Works with coefficient of friction

[Echoeric666]

What is the minimum work needed to push a 1000 kg car up 45.0 meters up a 12.5 \circ degree incline?
a. Ignore Friction
b. Assume the effective coefficient of friction is 0.30.


Work: W = (F*d)cos\theta
Coefficient of friction: W = \muN(d)


What I did: W = (m*g)(d)cos\theta. (1000kg)(9.8m / s^2)(45.0m)cos(102.5)
= -95449.9 J = 9.5 X 10^4 J work done to push the car up.

Then, the work friction is doing to car:
W = 0.30(1000kg*sin(12.5)*9.8 m/s^2)(45m)? This is where I get stuck because I know work done by friction on ramp is \mu*normal force*displacement...

 

[rock.freak667]

What I did: W = (m*g)(d)cos\theta. (1000kg)(9.8m / s^2)(45.0m)cos(102.5)
= -95449.9 J = 9.5 X 10^4 J work done to push the car up.

The vertical distance the car must move is not 45cosθ. Recheck this component. When you get the vertical height 'h', it just becomes W=mgh

Then, the work friction is doing to car:
W = 0.30(1000kg*sin(12.5)*9.8 m/s^2)(45m)? This is where I get stuck because I know work done by friction on ramp is \mu*normal force*displacement...

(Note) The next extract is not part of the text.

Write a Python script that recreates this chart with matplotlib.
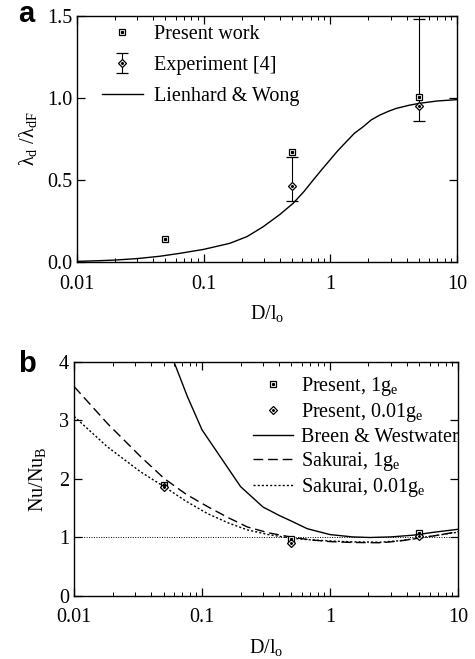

What is the normal force at the angle θ ?

 

[Echoeric666]

Sorry, I meant 45 meters up as displacement. So I used that displacement in W = (F*d)cos\theta as shown in post.

Also...you're saying if I find the height, I can use mgh to find works? (That potential energy is equal to work)?

 

[rock.freak667]

Sorry, I meant 45 meters up as displacement. So I used that displacement in W = (F*d)cos\theta as shown in post.

Also...you're saying if I find the height, I can use mgh to find works? (That potential energy is equal to work)?

Yes since at the bottom there is only PE and at the top there will be only PE (since the mass will not be moving then), hence the change in PE will be the same as the work done. (This is because work done in a gravitational field in independent of path)